Populism, Legitimacy, and State-Sponsored Schooling
Abstract
In this article, I explore a selection of current scholarship on educational populist movements in Brazil, the U.S., and Israel. After a brief examination of these populist forms, which reveal political trends of ethno-nationalism, religious orthodoxy,
anti-secularism, and authoritarianism, I examine democratic theory to understand populism from a dual democratic theoretical positions: pragmatism, and radical or critical democratic theory. I use pragmatist insights into the public sphere (Dewey,
1927; Frega, 2010, 2019), to explain how and why publics emerge in the dynamic of democratic state institutions of schooling. I then turn to radical democratic theory to explain the idea of populist expression and its role in democratic politics (Laclau, 2005; Mouffe, 2018). In pragmatist terms, populist movements are potential publics, relying on an experimentalist idea of political life which includes group associations in civil society which generate feedback, action, and dissent in attempts to shape decisions in state institutions. Yet too many populist movements fail to become democratic publics insofar as they are characterized by narrowed, private interests, unreflective habits, and practices which are antagonistic to inquiry, responsiveness, and deliberation.

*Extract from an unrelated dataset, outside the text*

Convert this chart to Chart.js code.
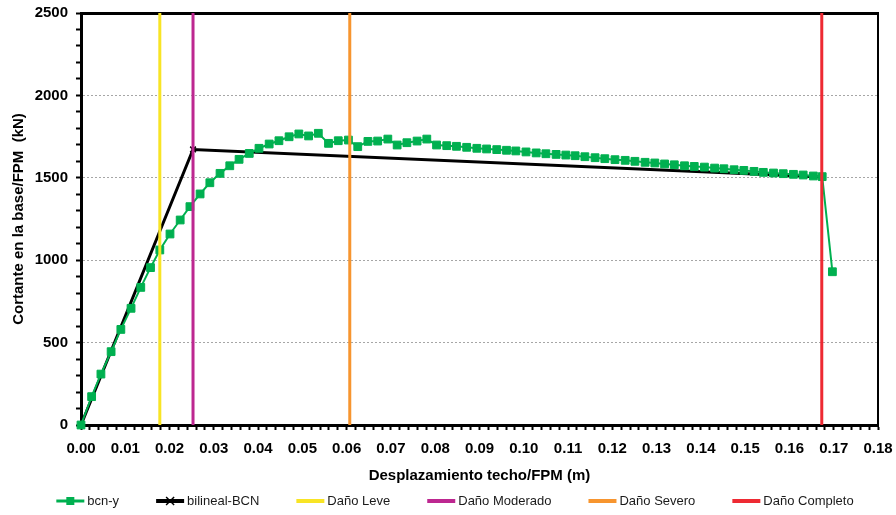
<!DOCTYPE html>
<html lang="es">
<head>
<meta charset="UTF-8">
<title>Curva de capacidad bcn-y</title>
<script src="https://cdn.jsdelivr.net/npm/chart.js"></script>
<style>
  html, body { margin: 0; padding: 0; background: #fff; }
  #wrap { width: 896px; height: 515px; position: relative; }
</style>
</head>
<body>
<div id="wrap"><canvas id="curva"></canvas></div>
<script>
// curva de capacidad bcn-y: desplazamiento (m) y cortante en la base (kN)
const despBcn = [0, 0.0024, 0.0045, 0.0068, 0.0090, 0.0113, 0.0135, 0.0157, 0.0178, 0.0201,
  0.0224, 0.0246, 0.0269, 0.0291, 0.0314, 0.0336, 0.0357, 0.0380, 0.0402, 0.0425,
  0.0447, 0.0470, 0.0492, 0.0514, 0.0536, 0.0559, 0.0581, 0.0604, 0.0625, 0.0648,
  0.0670, 0.0693, 0.0714, 0.0736, 0.0759, 0.0781, 0.0803, 0.0826, 0.0848, 0.0871,
  0.0894, 0.0916, 0.0939, 0.0961, 0.0982, 0.1005, 0.1028, 0.1050, 0.1073, 0.1095,
  0.1116, 0.1138, 0.1161, 0.1183, 0.1206, 0.1229, 0.1251, 0.1274, 0.1296, 0.1318,
  0.1340, 0.1363, 0.1385, 0.1408, 0.1431, 0.1452, 0.1475, 0.1497, 0.1520, 0.1541,
  0.1564, 0.1586, 0.1609, 0.1631, 0.1654, 0.1674, 0.1697];
const cortBcn = [0, 172, 309, 445, 580, 708, 835, 955, 1062, 1159,
  1244, 1325, 1402, 1470, 1527, 1573, 1612, 1648, 1679, 1705,
  1725, 1749, 1766, 1754, 1770, 1709, 1725, 1729, 1689, 1721,
  1723, 1735, 1699, 1713, 1723, 1735, 1699, 1695, 1691, 1685,
  1679, 1675, 1671, 1667, 1663, 1657, 1651, 1646, 1642, 1638,
  1634, 1628, 1622, 1616, 1610, 1606, 1600, 1594, 1590, 1584,
  1579, 1573, 1569, 1565, 1559, 1555, 1549, 1545, 1539, 1533,
  1529, 1525, 1521, 1517, 1511, 1507, 930];

// bilineal
const despBil = [0, 0.0253, 0.1673];
const cortBil = [0, 1672, 1505];

// umbrales de daño (líneas verticales)
const danoNombres = ['Daño Leve', 'Daño Moderado', 'Daño Severo', 'Daño Completo'];
const danoDesp = [0.0178, 0.0253, 0.0607, 0.1673];
const cortRango = [0, 2500];

const danoColores = ['#F8E425', '#BD2790', '#F7952F', '#EE2A33'];
const FUENTE = '"Liberation Sans", Arial, sans-serif';

const pares = (xs, ys) => xs.map((x, i) => ({ x: x, y: ys[i] }));

const datasets = [
  {
    label: 'bcn-y', data: pares(despBcn, cortBcn), order: 1,
    borderColor: '#00B050', backgroundColor: '#00B050', borderWidth: 2,
    pointStyle: 'rect', pointRadius: 5.5, pointBorderWidth: 1,
    pointBorderColor: '#00B050', pointBackgroundColor: '#00B050', legendWidth: 3
  },
  {
    label: 'bilineal-BCN', data: pares(despBil, cortBil), order: 2,
    borderColor: '#000', backgroundColor: '#000', borderWidth: 3,
    pointStyle: 'crossRot', pointRadius: 4, pointBorderWidth: 1.5,
    pointBorderColor: '#000', legendWidth: 4
  }
].concat(danoNombres.map((nombre, i) => ({
  label: nombre, data: cortRango.map(y => ({ x: danoDesp[i], y: y })), order: 0,
  borderColor: danoColores[i], backgroundColor: danoColores[i], borderWidth: 3,
  pointRadius: 0, legendWidth: 4
})));

// leyenda dibujada a mano para copiar el espaciado de Excel
const leyenda = {
  id: 'leyenda',
  afterDraw(chart) {
    const ctx = chart.ctx;
    ctx.save();
    ctx.font = '13px ' + FUENTE;
    ctx.textBaseline = 'middle';
    const muestra = 28, hueco = 3, sep = 37, y = 501;
    const items = chart.data.datasets.map(ds => ({ ds: ds, w: muestra + hueco + ctx.measureText(ds.label).width }));
    const total = items.reduce((s, it) => s + it.w, 0) + sep * (items.length - 1);
    let x = 455 - total / 2;
    items.forEach(({ ds, w }) => {
      ctx.strokeStyle = ds.borderColor;
      ctx.lineWidth = ds.legendWidth;
      ctx.beginPath(); ctx.moveTo(x, y); ctx.lineTo(x + muestra, y); ctx.stroke();
      const cx = x + muestra / 2;
      if (ds.pointStyle === 'rect') {
        ctx.fillStyle = ds.borderColor;
        ctx.fillRect(cx - 4, y - 4, 8, 8);
      } else if (ds.pointStyle === 'crossRot') {
        ctx.lineWidth = 1.5;
        ctx.beginPath();
        ctx.moveTo(cx - 4, y - 4); ctx.lineTo(cx + 4, y + 4);
        ctx.moveTo(cx + 4, y - 4); ctx.lineTo(cx - 4, y + 4);
        ctx.stroke();
      }
      ctx.fillStyle = '#1a1a1a';
      ctx.fillText(ds.label, x + muestra + hueco, y);
      x += w + sep;
    });
    ctx.restore();
  }
};

const fuenteEje = { family: FUENTE, size: 15, weight: 'bold' };

new Chart(document.getElementById('curva'), {
  type: 'scatter',
  data: { datasets: datasets },
  options: {
    responsive: true,
    maintainAspectRatio: false,
    animation: false,
    showLine: true,
    datasets: { scatter: { showLine: true, clip: false, tension: 0 } },
    layout: { padding: { top: 13, right: 18, bottom: 30, left: 0 } },
    plugins: { legend: { display: false }, tooltip: { enabled: false } },
    scales: {
      x: {
        type: 'linear', position: 'bottom', min: 0, max: 0.18,
        afterFit: s => { s.height = 60; s.paddingLeft = 0; s.paddingRight = 0; },
        border: { color: '#000', width: 3 },
        grid: { drawOnChartArea: false, drawTicks: true, tickLength: 5, tickColor: '#000', tickWidth: 2 },
        ticks: {
          stepSize: 0.002, autoSkip: false, maxRotation: 0, minRotation: 0, padding: 10,
          color: '#000', font: fuenteEje,
          callback: (v, i) => i % 5 === 0 ? v.toFixed(2) : ''
        },
        title: { display: true, text: 'Desplazamiento techo/FPM (m)', color: '#000', font: fuenteEje, padding: 0 }
      },
      y: {
        type: 'linear', position: 'left', min: 0, max: 2500,
        afterFit: s => { s.width = 81; s.paddingTop = 0; s.paddingBottom = 0; },
        border: { color: '#000', width: 3, dash: [2, 2] },
        grid: {
          color: c => (c.tick && c.tick.value % 500 === 0 && c.tick.value > 0 && c.tick.value < 2500) ? '#a6a6a6' : 'rgba(0,0,0,0)',
          lineWidth: 1, drawTicks: true, tickLength: 5, tickColor: '#000', tickWidth: 2
        },
        ticks: {
          stepSize: 100, autoSkip: false, padding: 8, color: '#000', font: fuenteEje,
          callback: v => v % 500 === 0 ? v : ''
        },
        title: { display: true, text: 'Cortante en la base/FPM  (kN)', color: '#000', font: fuenteEje, padding: { top: 10, bottom: 0 } }
      },
      xMarco: {
        type: 'linear', position: 'top', min: 0, max: 0.18,
        afterFit: s => { s.height = 0; s.paddingLeft = 0; s.paddingRight = 0; },
        border: { color: '#000', width: 3 },
        grid: { drawOnChartArea: false, drawTicks: false },
        ticks: { display: false }
      },
      yMarco: {
        type: 'linear', position: 'right', min: 0, max: 2500,
        afterFit: s => { s.width = 0; s.paddingTop = 0; s.paddingBottom = 0; },
        border: { color: '#000', width: 2 },
        grid: { drawOnChartArea: false, drawTicks: false },
        ticks: { display: false }
      }
    }
  },
  plugins: [leyenda]
});
</script>
</body>
</html>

As such, populist movements threaten the normative legitimacy and stability of
liberal democratic state institutions of schooling. While minimalist, or thin versions of populism are compatible with, and important vehicles for educational politics, the presently dominating maximalist versions profiled in this article threaten the liberal-democratic state project (Sant, 2021). Pragmatist theories of democratic politics and publics (Frega, 2019) offer ways to meet the populist moment, but contain significant implications of institutional re-design and reform for their realization.